Adaptive Use Special Permit – This is a resubmission of an article that was first submitted last year. It would allow very limited business use, by special permit only, with tight controls on changes to the building. It essentially applies to just two buildings on North Main Street. They are directly across the street from the Sherborn Inn, which is in the Business General district, but these properties are zoned residential. They are clearly unique within the Residential A district because they are directly across the street from (and one actually abuts) the Business G district. Under this amendment, those houses would be required to continue at least one residence on the premises, but would be allowed some limited commercial uses (professional offices, studios, retail for handcrafted goods or arts and crafts items or antiques only). In return, the residential character of the premises must be maintained and historic or architectural aspects of the buildings must be retained or enhanced.

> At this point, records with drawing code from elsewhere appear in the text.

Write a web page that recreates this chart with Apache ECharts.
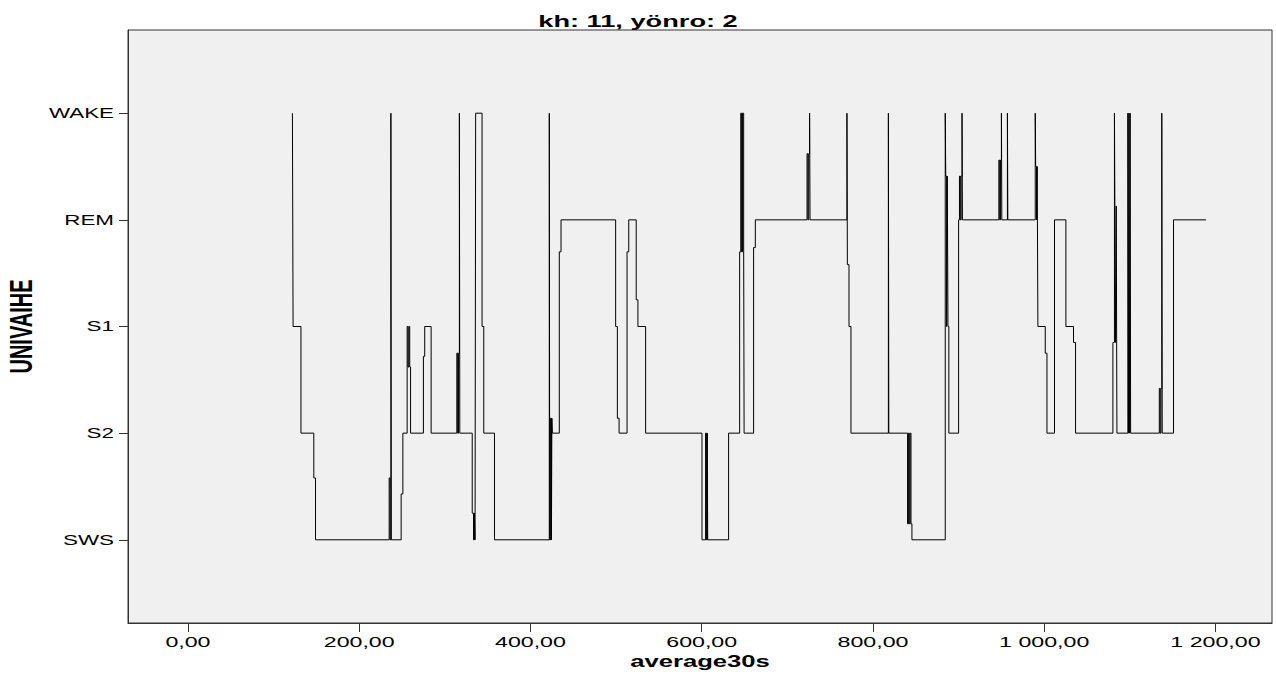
<!DOCTYPE html>
<html>
<head>
<meta charset="utf-8">
<script src="https://cdn.jsdelivr.net/npm/echarts@6/dist/echarts.min.js"></script>
<style>
  html, body { margin: 0; padding: 0; background: #fff; }
  #main { width: 1276px; height: 683px; }
</style>
</head>
<body>
<div id="main"></div>
<script>
    // sleep stage codes on the y axis: 0 = SWS ... 4 = WAKE
    var stageNames = ['SWS', 'S2', 'S1', 'REM', 'WAKE'];
    var stageTicks = [0, 1, 2, 3, 4];
    var xTicks = [0, 200, 400, 600, 800, 1000, 1200];

    // hypnogram: x where a level starts, and its value
    var epochX = [
        122, 122.8, 132, 147, 149, 235, 236, 237, 237.5, 249,
        251, 256, 257, 258, 259, 260, 275, 276.5, 284, 314,
        315, 316, 317, 317.5, 332, 333.5, 334.5, 335.3, 336, 343.5,
        345.5, 358, 422, 422.5, 423.5, 424.5, 425, 425.6, 433.7, 435.7,
        499.5, 501.5, 503.5, 512.8, 514.8, 523.5, 525.5, 534.5, 600.3, 604.5,
        605.5, 606.5, 607, 631.4, 644.3, 645.6, 646.6, 647.6, 649, 649.5,
        660.6, 662.6, 723, 724, 725, 726, 726.5, 769.6, 770.1, 772,
        774.3, 818, 818.5, 840.4, 841.4, 842.4, 843.4, 844.4, 845.5, 884.4,
        885, 886, 886.8, 887.6, 888.6, 900, 901, 902, 903, 904,
        904.5, 947, 948, 949, 950, 950.5, 957, 957.5, 989.5, 990,
        991, 991.8, 992.6, 1001.2, 1003.2, 1012, 1025.3, 1034.2, 1036.6, 1080.2,
        1082, 1082.5, 1083.3, 1084.1, 1084.9, 1097.7, 1098.4, 1099, 1099.7, 1100.3,
        1100.9, 1134.4, 1135.4, 1136.4, 1137.3, 1137.8, 1151, 1189
    ];
    var stageY = [
        4, 2, 1, 0.58, 0, 0.58, 0, 4, 0, 0.43,
        1, 2, 1.62, 2, 1.62, 1, 1.72, 2, 1, 1.75,
        1, 1.75, 4, 1, 0.25, 0, 0.25, 0, 4, 2,
        1, 0, 4, 0, 1.14, 0, 1.14, 1, 2.7, 3,
        2, 1.14, 1, 2.7, 3, 2.25, 2, 1, 0, 1,
        0, 1, 0, 1, 2.7, 4, 2.7, 4, 2.7, 1,
        2.74, 3, 3.62, 3, 3.62, 4, 3, 4, 2.58, 2,
        1, 4, 1, 0.15, 1, 0.15, 1, 0.15, 0, 4,
        3.41, 2, 3.41, 2, 1, 3, 3.41, 3, 3.41, 4,
        3, 3.56, 3, 3.56, 4, 3, 4, 3, 4, 3.5,
        3, 3.5, 2, 1.75, 1, 3, 2, 1.85, 1, 1.85,
        4, 3.13, 1.85, 3.13, 1, 4, 1, 4, 1, 4,
        1, 1.42, 1, 1.42, 4, 1, 3, 3
    ];

    var FONT = '"Liberation Sans", Arial, sans-serif';
    var STRETCH = 1.6; // the reference's text is drawn wide
    var GRID_LEFT = 128;

    function fmtX(v) {
        var s = v.toFixed(2).split('.');
        var whole = s[0].replace(/\B(?=(\d{3})+(?!\d))/g, ' ');
        return whole + ',' + s[1];
    }

    var chartDom = document.getElementById('main');
    var myChart = echarts.init(chartDom, null, { renderer: 'svg' });

    var option = {
        animation: false,
        backgroundColor: '#fff',
        title: {
            text: 'kh: 11, yönro: 2',
            left: 'center',
            top: 8,
            textStyle: { fontFamily: FONT, fontSize: 17, fontWeight: 'bold', color: '#000' }
        },
        grid: {
            left: GRID_LEFT, right: 4, top: 30, bottom: 60,
            show: true,
            backgroundColor: '#f0f0f0',
            borderColor: '#333',
            borderWidth: 1,
            outerBoundsMode: 'none'
        },
        xAxis: {
            type: 'value',
            min: -70,
            max: 1266,
            name: 'average30s',
            nameLocation: 'middle',
            nameGap: 26,
            nameTextStyle: { fontFamily: FONT, fontSize: 16, fontWeight: 'bold', color: '#000' },
            axisLine: { show: true, onZero: false, lineStyle: { color: '#333' } },
            axisTick: { show: true, length: 9, customValues: xTicks, lineStyle: { color: '#333' } },
            axisLabel: {
                customValues: xTicks,
                margin: 11,
                fontFamily: FONT,
                fontSize: 14.5,
                color: '#000',
                formatter: fmtX
            },
            splitLine: { show: false }
        },
        yAxis: {
            type: 'value',
            min: -0.78,
            max: 4.78,
            name: 'UNIVAIHE',
            nameLocation: 'middle',
            nameGap: 97,
            nameTextStyle: { fontFamily: FONT, fontSize: 20, fontWeight: 'bold', color: '#000' },
            axisLine: { show: true, onZero: false, lineStyle: { color: '#333' } },
            axisTick: { show: true, length: 9, customValues: stageTicks, lineStyle: { color: '#333' } },
            axisLabel: {
                customValues: stageTicks,
                margin: 14,
                fontFamily: FONT,
                fontSize: 14,
                color: '#000',
                formatter: function (v) { return stageNames[Math.round(v)]; }
            },
            splitLine: { show: false }
        },
        series: [{
            type: 'line',
            step: 'end',
            showSymbol: false,
            symbol: 'none',
            lineStyle: { color: '#000', width: 1 },
            data: epochX.map(function (x, i) { return [x, stageY[i]]; })
        }]
    };

    myChart.setOption(option);

    // widen every text sideways like in the reference picture;
    // y labels keep their right edge, everything else its centre
    function stretchTexts(factor) {
        var svg = chartDom.querySelector('svg');
        if (!svg) return;
        var box = svg.getBoundingClientRect();
        svg.querySelectorAll('text').forEach(function (t) {
            var r = t.getBoundingClientRect();
            var isYLabel = r.width > r.height && (r.right - box.left) < GRID_LEFT && (r.left - box.left) > 40;
            var cx = (isYLabel ? r.right : r.left + r.width / 2) - box.left;
            var old = t.getAttribute('transform') || '';
            t.setAttribute('transform',
                'translate(' + cx + ' 0) scale(' + factor + ' 1) translate(' + (-cx) + ' 0) ' + old);
        });
    }
    stretchTexts(STRETCH);
</script>
</body>
</html>
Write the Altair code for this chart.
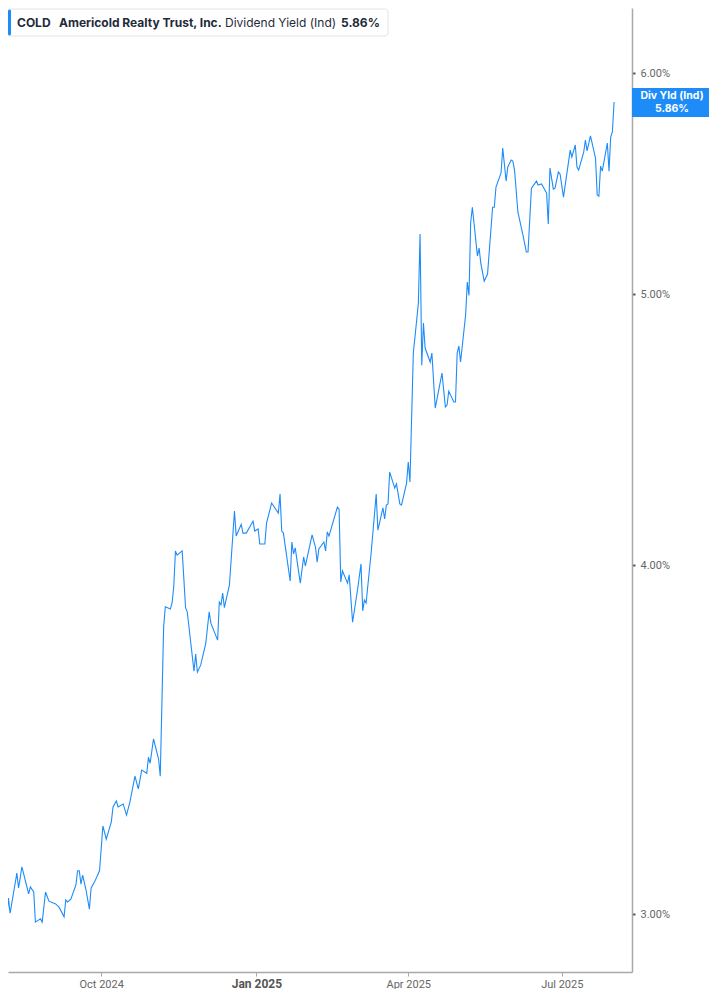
import altair as alt
import pandas as pd

ticker = "COLD"
company = "Americold Realty Trust, Inc."
metric = "Dividend Yield (Ind)"
badge_title = "Div Yld (Ind)"

dates = [
    "2024-08-02", "2024-08-05", "2024-08-06", "2024-08-07", "2024-08-08", "2024-08-12", "2024-08-13", "2024-08-15", "2024-08-19", "2024-08-20",
    "2024-08-22", "2024-08-23", "2024-08-26", "2024-08-27", "2024-08-29", "2024-08-31", "2024-09-04", "2024-09-06", "2024-09-09", "2024-09-10",
    "2024-09-11", "2024-09-13", "2024-09-16", "2024-09-17", "2024-09-18", "2024-09-19", "2024-09-20", "2024-09-22", "2024-09-24", "2024-09-25",
    "2024-09-27", "2024-09-30", "2024-10-02", "2024-10-04", "2024-10-07", "2024-10-08", "2024-10-10", "2024-10-11", "2024-10-14", "2024-10-16",
    "2024-10-18", "2024-10-21", "2024-10-23", "2024-10-25", "2024-10-28", "2024-10-29", "2024-10-30", "2024-11-01", "2024-11-04", "2024-11-05",
    "2024-11-07", "2024-11-08", "2024-11-11", "2024-11-12", "2024-11-13", "2024-11-14", "2024-11-15", "2024-11-18", "2024-11-20", "2024-11-21",
    "2024-11-25", "2024-11-26", "2024-11-27", "2024-11-29", "2024-12-02", "2024-12-04", "2024-12-05", "2024-12-09", "2024-12-10", "2024-12-11",
    "2024-12-12", "2024-12-13", "2024-12-16", "2024-12-19", "2024-12-20", "2024-12-23", "2024-12-24", "2024-12-26", "2024-12-30", "2024-12-31",
    "2025-01-02", "2025-01-03", "2025-01-06", "2025-01-07", "2025-01-10", "2025-01-14", "2025-01-15", "2025-01-16", "2025-01-17", "2025-01-21",
    "2025-01-22", "2025-01-23", "2025-01-24", "2025-01-27", "2025-01-29", "2025-01-30", "2025-02-03", "2025-02-05", "2025-02-06", "2025-02-07",
    "2025-02-10", "2025-02-11", "2025-02-12", "2025-02-13", "2025-02-18", "2025-02-19", "2025-02-20", "2025-02-21", "2025-02-24", "2025-02-25",
    "2025-02-27", "2025-03-02", "2025-03-04", "2025-03-05", "2025-03-06", "2025-03-07", "2025-03-10", "2025-03-13", "2025-03-14", "2025-03-17",
    "2025-03-18", "2025-03-19", "2025-03-20", "2025-03-21", "2025-03-24", "2025-03-25", "2025-03-27", "2025-03-28", "2025-03-31", "2025-04-01",
    "2025-04-02", "2025-04-04", "2025-04-06", "2025-04-07", "2025-04-08", "2025-04-09", "2025-04-10", "2025-04-11", "2025-04-14", "2025-04-15",
    "2025-04-17", "2025-04-21", "2025-04-23", "2025-04-24", "2025-04-25", "2025-04-28", "2025-04-29", "2025-04-30", "2025-05-01", "2025-05-02",
    "2025-05-05", "2025-05-06", "2025-05-07", "2025-05-08", "2025-05-09", "2025-05-12", "2025-05-13", "2025-05-14", "2025-05-16", "2025-05-18",
    "2025-05-21", "2025-05-22", "2025-05-23", "2025-05-26", "2025-05-27", "2025-05-29", "2025-05-30", "2025-06-01", "2025-06-02", "2025-06-03",
    "2025-06-05", "2025-06-08", "2025-06-10", "2025-06-11", "2025-06-13", "2025-06-16", "2025-06-17", "2025-06-19", "2025-06-22", "2025-06-23",
    "2025-06-24", "2025-06-26", "2025-06-27", "2025-06-29", "2025-06-30", "2025-07-02", "2025-07-06", "2025-07-07", "2025-07-09", "2025-07-10",
    "2025-07-11", "2025-07-14", "2025-07-15", "2025-07-16", "2025-07-18", "2025-07-21", "2025-07-22", "2025-07-23", "2025-07-24", "2025-07-25",
    "2025-07-28", "2025-07-29", "2025-07-30", "2025-07-31", "2025-08-01",
]

values = [
    2.936, 3.022, 2.988, 3.040, 3.002, 3.103, 3.065, 3.119, 3.050, 3.068,
    3.055, 2.980, 2.988, 2.980, 3.055, 3.032, 3.025, 3.017, 2.993, 3.035,
    3.030, 3.037, 3.073, 3.109, 3.109, 3.075, 3.098, 3.060, 3.012, 3.065,
    3.080, 3.109, 3.226, 3.191, 3.237, 3.277, 3.293, 3.277, 3.285, 3.255,
    3.290, 3.361, 3.326, 3.378, 3.369, 3.414, 3.397, 3.466, 3.409, 3.361,
    3.801, 3.865, 3.858, 3.877, 3.929, 4.047, 4.033, 4.047, 3.862, 3.849,
    3.665, 3.717, 3.662, 3.684, 3.751, 3.849, 3.813, 3.760, 3.880, 3.871,
    3.909, 3.862, 3.935, 4.182, 4.097, 4.137, 4.107, 4.107, 4.148, 4.114,
    4.121, 4.070, 4.070, 4.141, 4.210, 4.175, 4.241, 4.114, 4.107, 3.948,
    4.077, 4.037, 4.057, 3.941, 4.027, 3.997, 4.101, 4.060, 4.010, 4.054,
    4.077, 4.047, 4.111, 4.097, 4.196, 4.189, 3.945, 3.981, 3.941, 3.968,
    3.816, 3.922, 4.004, 3.852, 3.886, 3.877, 4.040, 4.241, 4.117, 4.193,
    4.155, 4.203, 4.207, 4.319, 4.262, 4.277, 4.207, 4.203, 4.280, 4.355,
    4.284, 4.764, 4.896, 4.965, 5.255, 4.717, 4.884, 4.784, 4.729, 4.764,
    4.553, 4.686, 4.557, 4.564, 4.617, 4.576, 4.576, 4.764, 4.792, 4.729,
    4.916, 5.051, 4.996, 5.307, 5.373, 5.161, 5.195, 5.131, 5.055, 5.085,
    5.373, 5.373, 5.463, 5.527, 5.641, 5.490, 5.554, 5.586, 5.581, 5.540,
    5.351, 5.251, 5.178, 5.178, 5.458, 5.490, 5.472, 5.477, 5.436, 5.299,
    5.549, 5.454, 5.458, 5.531, 5.522, 5.418, 5.632, 5.600, 5.656, 5.554,
    5.540, 5.623, 5.679, 5.628, 5.698, 5.595, 5.427, 5.422, 5.558, 5.535,
    5.665, 5.535, 5.693, 5.717, 5.86,
]

y_ticks = [3, 4, 5, 6]
x_ticks = ["2024-10-01", "2025-01-01", "2025-04-01", "2025-07-01"]

BLUE = "#1e8cf8"
AXIS_GRAY = "#a9a9a9"
HDR_TEXT = "#1f2a3a"

df = pd.DataFrame({"date": dates, "yield": values})
last_label = f"{values[-1]:.2f}%"
last = pd.DataFrame({"date": [dates[-1]], "yield": [values[-1]],
                     "lbl": [badge_title + "\n" + last_label]})


def dt(s, hours=0):
    y, m, d = s.split("-")
    return alt.DateTime(year=int(y), month=int(m), date=int(d), hours=hours, utc=True)


x_scale = alt.Scale(type="utc", domain=[dt("2024-08-06", 18), dt("2025-08-11", 15)])
y_scale = alt.Scale(type="log", domain=[2.860, 6.332], nice=False, zero=False)

jan_test = "utcmonth(datum.value) == 0"

x_axis = alt.Axis(
    values=[dt(s) for s in x_ticks],
    labelExpr="utcFormat(datum.value, '%b %Y')",
    grid=False,
    domainColor=AXIS_GRAY, domainWidth=1.5,
    tickColor=AXIS_GRAY, tickSize=4, tickWidth=1,
    labelFont="Roboto",
    labelFontSize={"condition": {"test": jan_test, "value": 12}, "value": 11},
    labelFontWeight={"condition": {"test": jan_test, "value": "bold"}, "value": "normal"},
    labelColor={"condition": {"test": jan_test, "value": "#555555"}, "value": "#666666"},
    labelPadding=2, labelFlush=False, labelOverlap=False,
)

y_axis = alt.Axis(
    orient="right",
    values=y_ticks,
    labelExpr="format(datum.value, '.2f') + '%'",
    grid=False,
    domainColor=AXIS_GRAY, domainWidth=1.5,
    tickColor="#555555", tickSize=3, tickWidth=2,
    labelFont="Roboto", labelFontSize=11, labelColor="#666666",
    labelPadding=5, labelBaseline="middle",
)

X = alt.X("date:T", scale=x_scale, axis=x_axis, title=None)
Y = alt.Y("yield:Q", scale=y_scale, axis=y_axis, title=None)

line = alt.Chart(df).mark_line(color=BLUE, strokeWidth=1.1, clip=True).encode(x=X, y=Y)

badge_rect = alt.Chart(last).mark_rect(color=BLUE, yOffset=-14, y2Offset=15).encode(
    x=alt.value(624), x2=alt.value(701), y=Y, y2="yield:Q",
)
badge_text = alt.Chart(last).mark_text(
    color="white", font="Inter", fontWeight="bold", fontSize=10.5, lineHeight=13,
    lineBreak="\n", align="center", baseline="middle", dy=-6).encode(
    x=alt.value(664), y=Y, text="lbl:N")

one = pd.DataFrame({"k": [0]})
hdr_box = alt.Chart(one).mark_rect(fill="white", stroke="#e4e4e4", strokeWidth=1, cornerRadius=3).encode(
    x=alt.value(0.5), x2=alt.value(380), y=alt.value(1), y2=alt.value(28))
hdr_bar = alt.Chart(one).mark_rect(color=BLUE, cornerRadius=1.5).encode(
    x=alt.value(0), x2=alt.value(3), y=alt.value(1.5), y2=alt.value(27.5))


def hdr_text(t, xpos, weight):
    return alt.Chart(pd.DataFrame({"t": [t]})).mark_text(
        font="Inter", fontSize=12, fontWeight=weight, color=HDR_TEXT,
        align="left", baseline="middle").encode(
        x=alt.value(xpos), y=alt.value(15), text="t:N")


header = [
    hdr_box, hdr_bar,
    hdr_text(ticker, 9, "bold"),
    hdr_text(company, 51, "bold"),
    hdr_text(metric, 217, "normal"),
    hdr_text(last_label, 333, "bold"),
]

chart = alt.layer(line, badge_rect, badge_text, *header).properties(
    width=624, height=964,
    autosize=alt.AutoSizeParams(type="none"),
    padding={"left": 0, "top": 0, "right": 77, "bottom": 17},
    background="white",
).configure_view(strokeWidth=0)

chart.save("out.html", embed_options={"renderer": "svg", "actions": False})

Accessory Apartments – This article essentially removes the prohibition against collecting rent and allowing persons who are not either relatives or domestic help to occupy an accessory apartment. It also increases the maximum size to 1200 square feet, but retains the limit of 30% of the primary dwelling (thus, only houses larger than 4000 square feet would qualify for an accessory apartment up to 1200 square feet). It puts Sherborn in line with other similar towns including Carlisle, Dover, Lincoln, Wayland and Weston (see attached table).

Flood Plain District – This is a housekeeping measure that updates the references to the FEMA flood maps (which have been redone and will be dated June 4, 2010. It also adds a phrase (at the request of FEMA) that the section of the bylaw applies whether or not such land is within a “Regulatory Floodway” designated by FEMA. Our bylaw makes no distinction between Regulated Floodways and other land anyway so adding this phrase really has no effect.

Sponsored by Recreation Commission (Withdrawn)

Accessory Municipal Use and Height Exception – This article does two things: it allows an accessory municipal use (which is private use of municipal property though a contractual arrangement) to exceed 250 square feet in area and adds temporary municipal uses to the list of uses exempt from the height requirement (municipal uses are already exempt).